§ **PROBLEM TO SOLVE**: Below are the records; reproduce all of them exactly but without any images.
────────────────────────────────────────
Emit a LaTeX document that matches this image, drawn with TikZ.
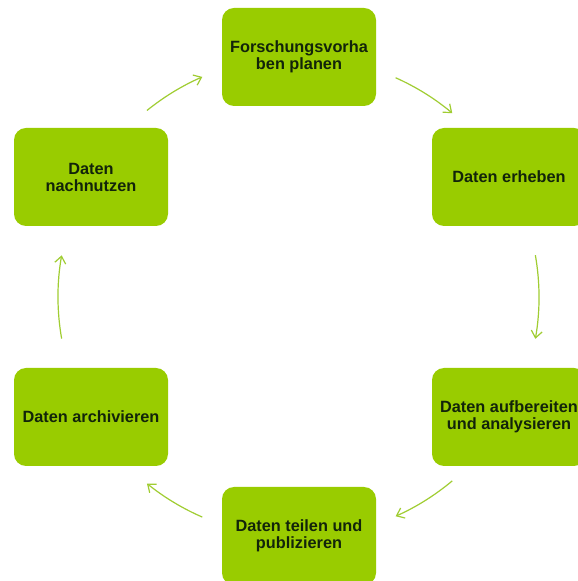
\documentclass[tikz,border=0pt]{standalone}
\usepackage{fontspec}
\setmainfont{Liberation Sans}
\usetikzlibrary{arrows.meta}
\definecolor{boxgreen}{RGB}{153,204,0}
\definecolor{txtdark}{RGB}{18,36,10}
\definecolor{arrgreen}{RGB}{160,205,50}
\tikzset{
  stepbox/.style={rectangle, rounded corners=12pt, fill=boxgreen, draw=none,
    minimum width=154pt, minimum height=98pt, inner sep=0pt,
    align=center, text=txtdark,
    font=\fontsize{16.3pt}{17pt}\selectfont\bfseries},
  cyc/.style={draw=arrgreen, line width=1.2pt,
    -{Straight Barb[length=7pt,width=11pt,line width=1.2pt]}}
}
\begin{document}
\begin{tikzpicture}[x=1pt,y=1pt]
\useasboundingbox (0,0) rectangle (578,581);
\clip (0,0) rectangle (578,581);
\fill[white] (0,0) rectangle (578,581);
\node[stepbox] (plan) at (299,524) {Forschungsvorha\\ben planen};
\node[stepbox] (erheb) at (509,404) {Daten erheben};
\node[stepbox] (aufb) at (509,164) {Daten aufbereiten\\und analysieren};
\node[stepbox] (teil) at (299,45) {Daten teilen und\\publizieren};
\node[stepbox] (arch) at (91,164) {Daten archivieren};
\node[stepbox] (nach) at (91,404) {Daten\\nachnutzen};
\coordinate (ctr) at (298,284);
\coordinate (a1) at ([shift={(129:240)}]ctr);
\coordinate (a2) at ([shift={(66:240)}]ctr);
\coordinate (a3) at ([shift={(10:241)}]ctr);
\coordinate (a4) at ([shift={(-50:240)}]ctr);
\coordinate (a5) at ([shift={(-113.5:240)}]ctr);
\coordinate (a6) at ([shift={(190:240)}]ctr);
\draw[cyc] (a1) arc[start angle=129, end angle=113.5, radius=240];
\draw[cyc] (a2) arc[start angle=66, end angle=50, radius=240];
\draw[cyc] (a3) arc[start angle=10, end angle=-10, radius=241];
\draw[cyc] (a4) arc[start angle=-50, end angle=-66, radius=240];
\draw[cyc] (a5) arc[start angle=-113.5, end angle=-129, radius=240];
\draw[cyc] (a6) arc[start angle=190, end angle=170, radius=240];
\end{tikzpicture}
\end{document}
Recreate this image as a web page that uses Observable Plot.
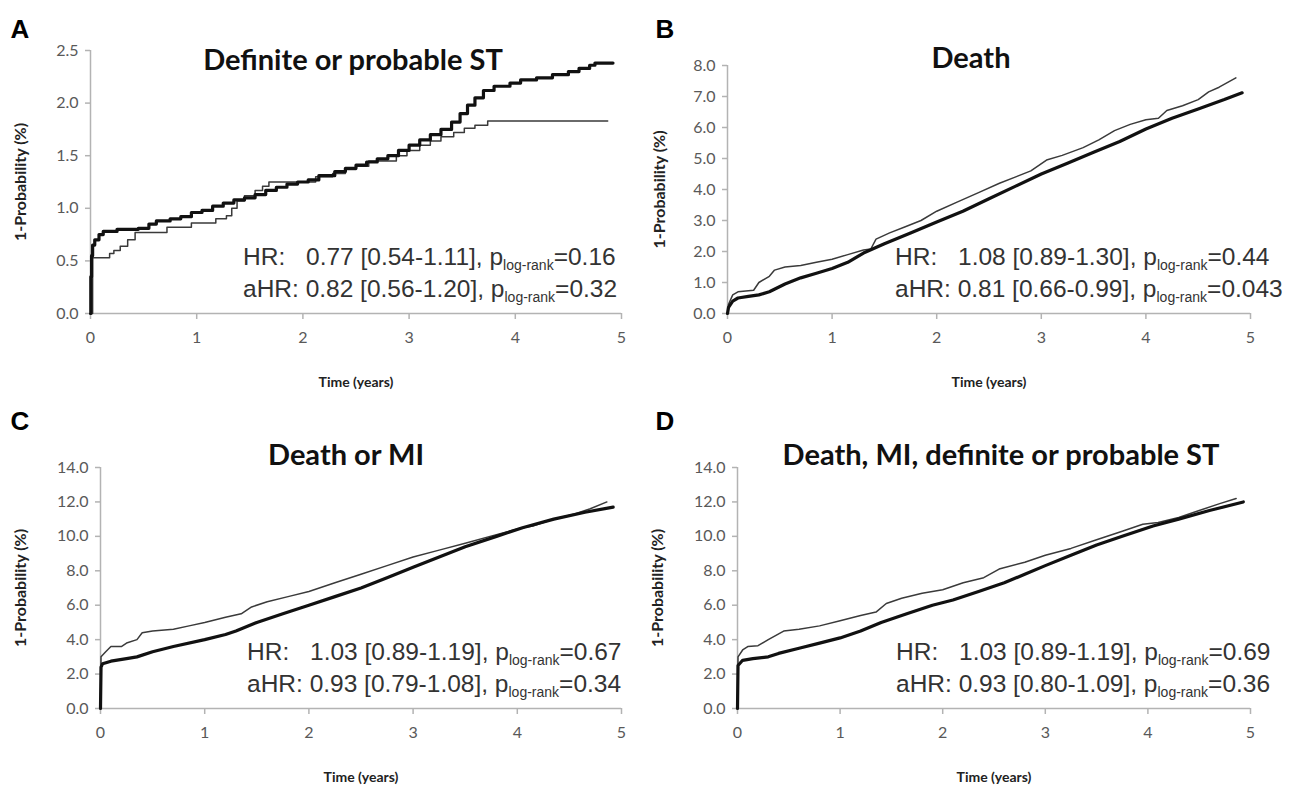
────────────────────────────────────────
§ **RESPONSE TO THE EXERCISE**:
Emit a LaTeX document that matches this image, drawn with TikZ.
\documentclass[tikz,border=0pt]{standalone}
\usepackage{fontspec}
\setmainfont{Liberation Sans}
\usetikzlibrary{arrows.meta}
\definecolor{boxgreen}{RGB}{153,204,0}
\definecolor{txtdark}{RGB}{18,36,10}
\definecolor{arrgreen}{RGB}{160,205,50}
\tikzset{
  stepbox/.style={rectangle, rounded corners=12pt, fill=boxgreen, draw=none,
    minimum width=154pt, minimum height=98pt, inner sep=0pt,
    align=center, text=txtdark,
    font=\fontsize{16.3pt}{17pt}\selectfont\bfseries},
  cyc/.style={draw=arrgreen, line width=1.2pt,
    -{Straight Barb[length=7pt,width=11pt,line width=1.2pt]}}
}
\begin{document}
\begin{tikzpicture}[x=1pt,y=1pt]
\useasboundingbox (0,0) rectangle (578,581);
\clip (0,0) rectangle (578,581);
\fill[white] (0,0) rectangle (578,581);
\node[stepbox] (plan) at (299,524) {Forschungsvorha\\ben planen};
\node[stepbox] (erheb) at (509,404) {Daten erheben};
\node[stepbox] (aufb) at (509,164) {Daten aufbereiten\\und analysieren};
\node[stepbox] (teil) at (299,45) {Daten teilen und\\publizieren};
\node[stepbox] (arch) at (91,164) {Daten archivieren};
\node[stepbox] (nach) at (91,404) {Daten\\nachnutzen};
\coordinate (ctr) at (298,284);
\coordinate (a1) at ([shift={(129:240)}]ctr);
\coordinate (a2) at ([shift={(66:240)}]ctr);
\coordinate (a3) at ([shift={(10:241)}]ctr);
\coordinate (a4) at ([shift={(-50:240)}]ctr);
\coordinate (a5) at ([shift={(-113.5:240)}]ctr);
\coordinate (a6) at ([shift={(190:240)}]ctr);
\draw[cyc] (a1) arc[start angle=129, end angle=113.5, radius=240];
\draw[cyc] (a2) arc[start angle=66, end angle=50, radius=240];
\draw[cyc] (a3) arc[start angle=10, end angle=-10, radius=241];
\draw[cyc] (a4) arc[start angle=-50, end angle=-66, radius=240];
\draw[cyc] (a5) arc[start angle=-113.5, end angle=-129, radius=240];
\draw[cyc] (a6) arc[start angle=190, end angle=170, radius=240];
\end{tikzpicture}
\end{document}
Recreate this image as a web page that uses Observable Plot.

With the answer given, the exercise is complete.